TASK PROMPT
Write the listing below out again exactly, dropping the images.
┏━━
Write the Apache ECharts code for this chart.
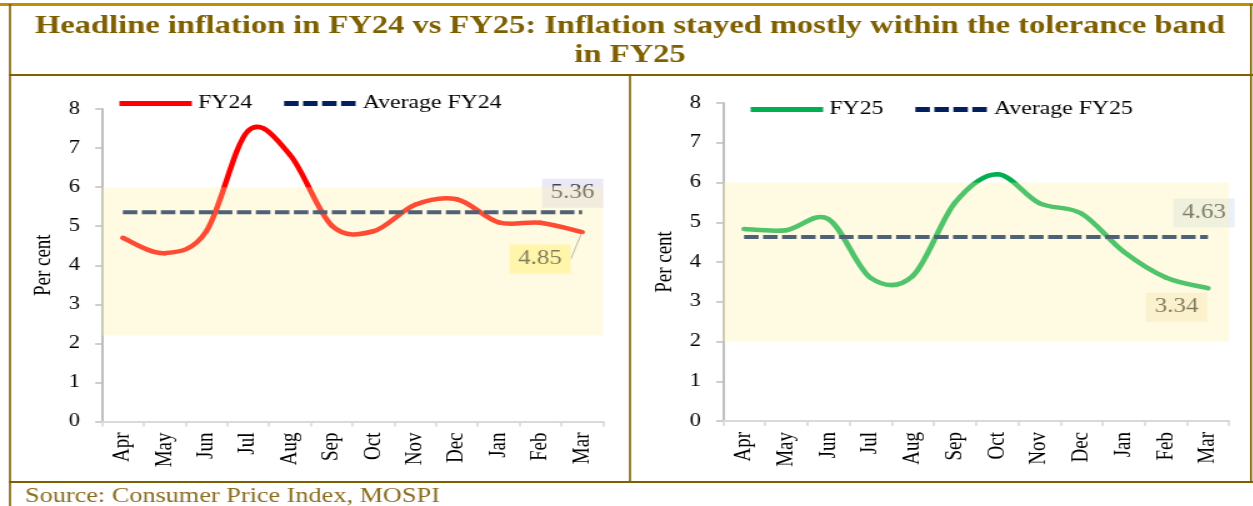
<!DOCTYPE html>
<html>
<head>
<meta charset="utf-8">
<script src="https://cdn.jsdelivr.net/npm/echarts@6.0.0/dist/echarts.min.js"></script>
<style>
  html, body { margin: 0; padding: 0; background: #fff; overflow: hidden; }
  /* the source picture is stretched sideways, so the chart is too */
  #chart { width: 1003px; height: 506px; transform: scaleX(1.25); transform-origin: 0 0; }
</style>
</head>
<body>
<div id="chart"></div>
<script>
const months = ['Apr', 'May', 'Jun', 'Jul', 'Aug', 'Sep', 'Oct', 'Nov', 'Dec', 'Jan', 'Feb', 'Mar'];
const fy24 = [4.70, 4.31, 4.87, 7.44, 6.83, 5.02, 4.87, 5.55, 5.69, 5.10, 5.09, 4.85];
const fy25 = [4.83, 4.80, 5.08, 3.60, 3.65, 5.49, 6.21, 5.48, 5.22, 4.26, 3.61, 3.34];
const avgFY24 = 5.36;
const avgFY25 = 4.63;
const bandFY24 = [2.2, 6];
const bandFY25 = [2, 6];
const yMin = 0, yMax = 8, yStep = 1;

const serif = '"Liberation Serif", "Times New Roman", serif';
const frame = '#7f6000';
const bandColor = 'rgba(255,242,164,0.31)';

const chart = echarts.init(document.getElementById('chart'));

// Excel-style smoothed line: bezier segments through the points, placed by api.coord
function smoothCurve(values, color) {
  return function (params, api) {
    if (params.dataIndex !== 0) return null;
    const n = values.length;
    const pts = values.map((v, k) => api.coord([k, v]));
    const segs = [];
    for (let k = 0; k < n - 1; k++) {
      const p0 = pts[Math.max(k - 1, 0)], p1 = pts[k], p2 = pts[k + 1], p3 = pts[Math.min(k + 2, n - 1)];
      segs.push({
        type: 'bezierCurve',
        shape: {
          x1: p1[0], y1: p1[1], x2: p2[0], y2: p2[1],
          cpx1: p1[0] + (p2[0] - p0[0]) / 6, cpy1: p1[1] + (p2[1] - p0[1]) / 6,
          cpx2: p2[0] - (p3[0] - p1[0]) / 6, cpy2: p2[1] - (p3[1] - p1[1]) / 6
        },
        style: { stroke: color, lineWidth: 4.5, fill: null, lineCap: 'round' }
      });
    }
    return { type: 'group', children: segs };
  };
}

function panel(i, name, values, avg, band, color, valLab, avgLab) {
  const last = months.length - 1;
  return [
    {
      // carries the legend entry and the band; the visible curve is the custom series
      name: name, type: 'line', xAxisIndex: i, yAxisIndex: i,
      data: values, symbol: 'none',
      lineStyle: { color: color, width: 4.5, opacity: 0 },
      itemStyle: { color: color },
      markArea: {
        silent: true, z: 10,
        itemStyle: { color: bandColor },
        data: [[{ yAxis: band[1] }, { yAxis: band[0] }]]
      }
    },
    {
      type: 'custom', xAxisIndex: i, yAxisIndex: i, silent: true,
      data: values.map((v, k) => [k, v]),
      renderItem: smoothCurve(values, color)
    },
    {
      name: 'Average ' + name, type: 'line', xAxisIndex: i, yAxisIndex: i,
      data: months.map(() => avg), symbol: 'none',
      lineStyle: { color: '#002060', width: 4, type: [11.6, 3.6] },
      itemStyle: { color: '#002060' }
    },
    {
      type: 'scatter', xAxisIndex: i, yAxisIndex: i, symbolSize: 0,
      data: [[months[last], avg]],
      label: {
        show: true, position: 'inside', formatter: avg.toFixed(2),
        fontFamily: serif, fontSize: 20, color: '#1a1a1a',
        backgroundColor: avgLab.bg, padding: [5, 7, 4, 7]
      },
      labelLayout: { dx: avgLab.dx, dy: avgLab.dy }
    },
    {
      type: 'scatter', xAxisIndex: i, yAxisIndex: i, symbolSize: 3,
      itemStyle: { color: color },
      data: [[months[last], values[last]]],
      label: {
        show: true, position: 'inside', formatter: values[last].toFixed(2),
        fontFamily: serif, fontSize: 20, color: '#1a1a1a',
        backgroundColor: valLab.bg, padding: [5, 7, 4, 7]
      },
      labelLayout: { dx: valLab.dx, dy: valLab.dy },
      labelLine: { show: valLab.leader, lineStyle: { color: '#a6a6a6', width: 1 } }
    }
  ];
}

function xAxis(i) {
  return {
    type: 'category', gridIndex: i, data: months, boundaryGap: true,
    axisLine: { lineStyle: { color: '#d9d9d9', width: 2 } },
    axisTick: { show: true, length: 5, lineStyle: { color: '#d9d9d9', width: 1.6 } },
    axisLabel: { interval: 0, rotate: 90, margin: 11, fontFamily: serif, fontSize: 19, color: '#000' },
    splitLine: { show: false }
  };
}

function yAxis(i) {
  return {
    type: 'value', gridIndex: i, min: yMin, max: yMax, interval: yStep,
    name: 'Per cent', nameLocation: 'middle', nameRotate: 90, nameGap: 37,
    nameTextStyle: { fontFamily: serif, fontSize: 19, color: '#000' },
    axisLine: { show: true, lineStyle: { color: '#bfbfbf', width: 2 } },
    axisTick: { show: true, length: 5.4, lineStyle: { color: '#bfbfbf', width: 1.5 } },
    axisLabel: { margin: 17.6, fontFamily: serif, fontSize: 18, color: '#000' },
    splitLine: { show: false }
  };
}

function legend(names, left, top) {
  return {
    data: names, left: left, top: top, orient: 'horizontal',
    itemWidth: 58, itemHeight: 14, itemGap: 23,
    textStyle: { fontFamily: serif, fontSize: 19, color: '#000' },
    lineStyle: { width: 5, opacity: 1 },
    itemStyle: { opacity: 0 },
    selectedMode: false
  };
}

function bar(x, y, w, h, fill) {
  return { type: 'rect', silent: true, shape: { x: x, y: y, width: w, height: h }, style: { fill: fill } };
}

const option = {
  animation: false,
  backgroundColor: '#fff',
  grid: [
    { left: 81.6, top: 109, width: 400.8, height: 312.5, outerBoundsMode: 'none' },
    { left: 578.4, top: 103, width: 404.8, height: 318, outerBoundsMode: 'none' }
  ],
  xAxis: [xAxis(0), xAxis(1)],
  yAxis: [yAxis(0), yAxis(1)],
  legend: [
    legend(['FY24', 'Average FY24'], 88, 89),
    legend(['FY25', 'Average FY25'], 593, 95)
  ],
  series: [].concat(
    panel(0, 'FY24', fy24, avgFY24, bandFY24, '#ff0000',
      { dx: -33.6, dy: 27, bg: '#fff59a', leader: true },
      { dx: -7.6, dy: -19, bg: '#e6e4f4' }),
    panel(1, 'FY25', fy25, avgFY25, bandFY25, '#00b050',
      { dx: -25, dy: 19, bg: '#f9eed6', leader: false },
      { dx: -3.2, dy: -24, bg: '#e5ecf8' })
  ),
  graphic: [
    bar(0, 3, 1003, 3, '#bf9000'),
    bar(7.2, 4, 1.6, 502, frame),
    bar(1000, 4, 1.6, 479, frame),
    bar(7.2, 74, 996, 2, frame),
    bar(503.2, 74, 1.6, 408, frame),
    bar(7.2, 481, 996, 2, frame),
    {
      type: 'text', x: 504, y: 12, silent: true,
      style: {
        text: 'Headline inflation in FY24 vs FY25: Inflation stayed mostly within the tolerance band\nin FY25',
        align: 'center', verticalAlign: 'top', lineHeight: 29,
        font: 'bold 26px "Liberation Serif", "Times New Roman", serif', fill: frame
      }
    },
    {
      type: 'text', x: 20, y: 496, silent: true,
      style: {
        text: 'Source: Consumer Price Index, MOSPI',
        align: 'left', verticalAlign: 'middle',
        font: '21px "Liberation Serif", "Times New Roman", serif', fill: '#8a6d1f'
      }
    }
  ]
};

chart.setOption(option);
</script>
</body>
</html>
┗━━
EXERCISE RESULT
Write the Apache ECharts code for this chart.
<!DOCTYPE html>
<html>
<head>
<meta charset="utf-8">
<script src="https://cdn.jsdelivr.net/npm/echarts@6.0.0/dist/echarts.min.js"></script>
<style>
  html, body { margin: 0; padding: 0; background: #fff; overflow: hidden; }
  /* the source picture is stretched sideways, so the chart is too */
  #chart { width: 1003px; height: 506px; transform: scaleX(1.25); transform-origin: 0 0; }
</style>
</head>
<body>
<div id="chart"></div>
<script>
const months = ['Apr', 'May', 'Jun', 'Jul', 'Aug', 'Sep', 'Oct', 'Nov', 'Dec', 'Jan', 'Feb', 'Mar'];
const fy24 = [4.70, 4.31, 4.87, 7.44, 6.83, 5.02, 4.87, 5.55, 5.69, 5.10, 5.09, 4.85];
const fy25 = [4.83, 4.80, 5.08, 3.60, 3.65, 5.49, 6.21, 5.48, 5.22, 4.26, 3.61, 3.34];
const avgFY24 = 5.36;
const avgFY25 = 4.63;
const bandFY24 = [2.2, 6];
const bandFY25 = [2, 6];
const yMin = 0, yMax = 8, yStep = 1;

const serif = '"Liberation Serif", "Times New Roman", serif';
const frame = '#7f6000';
const bandColor = 'rgba(255,242,164,0.31)';

const chart = echarts.init(document.getElementById('chart'));

// Excel-style smoothed line: bezier segments through the points, placed by api.coord
function smoothCurve(values, color) {
  return function (params, api) {
    if (params.dataIndex !== 0) return null;
    const n = values.length;
    const pts = values.map((v, k) => api.coord([k, v]));
    const segs = [];
    for (let k = 0; k < n - 1; k++) {
      const p0 = pts[Math.max(k - 1, 0)], p1 = pts[k], p2 = pts[k + 1], p3 = pts[Math.min(k + 2, n - 1)];
      segs.push({
        type: 'bezierCurve',
        shape: {
          x1: p1[0], y1: p1[1], x2: p2[0], y2: p2[1],
          cpx1: p1[0] + (p2[0] - p0[0]) / 6, cpy1: p1[1] + (p2[1] - p0[1]) / 6,
          cpx2: p2[0] - (p3[0] - p1[0]) / 6, cpy2: p2[1] - (p3[1] - p1[1]) / 6
        },
        style: { stroke: color, lineWidth: 4.5, fill: null, lineCap: 'round' }
      });
    }
    return { type: 'group', children: segs };
  };
}

function panel(i, name, values, avg, band, color, valLab, avgLab) {
  const last = months.length - 1;
  return [
    {
      // carries the legend entry and the band; the visible curve is the custom series
      name: name, type: 'line', xAxisIndex: i, yAxisIndex: i,
      data: values, symbol: 'none',
      lineStyle: { color: color, width: 4.5, opacity: 0 },
      itemStyle: { color: color },
      markArea: {
        silent: true, z: 10,
        itemStyle: { color: bandColor },
        data: [[{ yAxis: band[1] }, { yAxis: band[0] }]]
      }
    },
    {
      type: 'custom', xAxisIndex: i, yAxisIndex: i, silent: true,
      data: values.map((v, k) => [k, v]),
      renderItem: smoothCurve(values, color)
    },
    {
      name: 'Average ' + name, type: 'line', xAxisIndex: i, yAxisIndex: i,
      data: months.map(() => avg), symbol: 'none',
      lineStyle: { color: '#002060', width: 4, type: [11.6, 3.6] },
      itemStyle: { color: '#002060' }
    },
    {
      type: 'scatter', xAxisIndex: i, yAxisIndex: i, symbolSize: 0,
      data: [[months[last], avg]],
      label: {
        show: true, position: 'inside', formatter: avg.toFixed(2),
        fontFamily: serif, fontSize: 20, color: '#1a1a1a',
        backgroundColor: avgLab.bg, padding: [5, 7, 4, 7]
      },
      labelLayout: { dx: avgLab.dx, dy: avgLab.dy }
    },
    {
      type: 'scatter', xAxisIndex: i, yAxisIndex: i, symbolSize: 3,
      itemStyle: { color: color },
      data: [[months[last], values[last]]],
      label: {
        show: true, position: 'inside', formatter: values[last].toFixed(2),
        fontFamily: serif, fontSize: 20, color: '#1a1a1a',
        backgroundColor: valLab.bg, padding: [5, 7, 4, 7]
      },
      labelLayout: { dx: valLab.dx, dy: valLab.dy },
      labelLine: { show: valLab.leader, lineStyle: { color: '#a6a6a6', width: 1 } }
    }
  ];
}

function xAxis(i) {
  return {
    type: 'category', gridIndex: i, data: months, boundaryGap: true,
    axisLine: { lineStyle: { color: '#d9d9d9', width: 2 } },
    axisTick: { show: true, length: 5, lineStyle: { color: '#d9d9d9', width: 1.6 } },
    axisLabel: { interval: 0, rotate: 90, margin: 11, fontFamily: serif, fontSize: 19, color: '#000' },
    splitLine: { show: false }
  };
}

function yAxis(i) {
  return {
    type: 'value', gridIndex: i, min: yMin, max: yMax, interval: yStep,
    name: 'Per cent', nameLocation: 'middle', nameRotate: 90, nameGap: 37,
    nameTextStyle: { fontFamily: serif, fontSize: 19, color: '#000' },
    axisLine: { show: true, lineStyle: { color: '#bfbfbf', width: 2 } },
    axisTick: { show: true, length: 5.4, lineStyle: { color: '#bfbfbf', width: 1.5 } },
    axisLabel: { margin: 17.6, fontFamily: serif, fontSize: 18, color: '#000' },
    splitLine: { show: false }
  };
}

function legend(names, left, top) {
  return {
    data: names, left: left, top: top, orient: 'horizontal',
    itemWidth: 58, itemHeight: 14, itemGap: 23,
    textStyle: { fontFamily: serif, fontSize: 19, color: '#000' },
    lineStyle: { width: 5, opacity: 1 },
    itemStyle: { opacity: 0 },
    selectedMode: false
  };
}

function bar(x, y, w, h, fill) {
  return { type: 'rect', silent: true, shape: { x: x, y: y, width: w, height: h }, style: { fill: fill } };
}

const option = {
  animation: false,
  backgroundColor: '#fff',
  grid: [
    { left: 81.6, top: 109, width: 400.8, height: 312.5, outerBoundsMode: 'none' },
    { left: 578.4, top: 103, width: 404.8, height: 318, outerBoundsMode: 'none' }
  ],
  xAxis: [xAxis(0), xAxis(1)],
  yAxis: [yAxis(0), yAxis(1)],
  legend: [
    legend(['FY24', 'Average FY24'], 88, 89),
    legend(['FY25', 'Average FY25'], 593, 95)
  ],
  series: [].concat(
    panel(0, 'FY24', fy24, avgFY24, bandFY24, '#ff0000',
      { dx: -33.6, dy: 27, bg: '#fff59a', leader: true },
      { dx: -7.6, dy: -19, bg: '#e6e4f4' }),
    panel(1, 'FY25', fy25, avgFY25, bandFY25, '#00b050',
      { dx: -25, dy: 19, bg: '#f9eed6', leader: false },
      { dx: -3.2, dy: -24, bg: '#e5ecf8' })
  ),
  graphic: [
    bar(0, 3, 1003, 3, '#bf9000'),
    bar(7.2, 4, 1.6, 502, frame),
    bar(1000, 4, 1.6, 479, frame),
    bar(7.2, 74, 996, 2, frame),
    bar(503.2, 74, 1.6, 408, frame),
    bar(7.2, 481, 996, 2, frame),
    {
      type: 'text', x: 504, y: 12, silent: true,
      style: {
        text: 'Headline inflation in FY24 vs FY25: Inflation stayed mostly within the tolerance band\nin FY25',
        align: 'center', verticalAlign: 'top', lineHeight: 29,
        font: 'bold 26px "Liberation Serif", "Times New Roman", serif', fill: frame
      }
    },
    {
      type: 'text', x: 20, y: 496, silent: true,
      style: {
        text: 'Source: Consumer Price Index, MOSPI',
        align: 'left', verticalAlign: 'middle',
        font: '21px "Liberation Serif", "Times New Roman", serif', fill: '#8a6d1f'
      }
    }
  ]
};

chart.setOption(option);
</script>
</body>
</html>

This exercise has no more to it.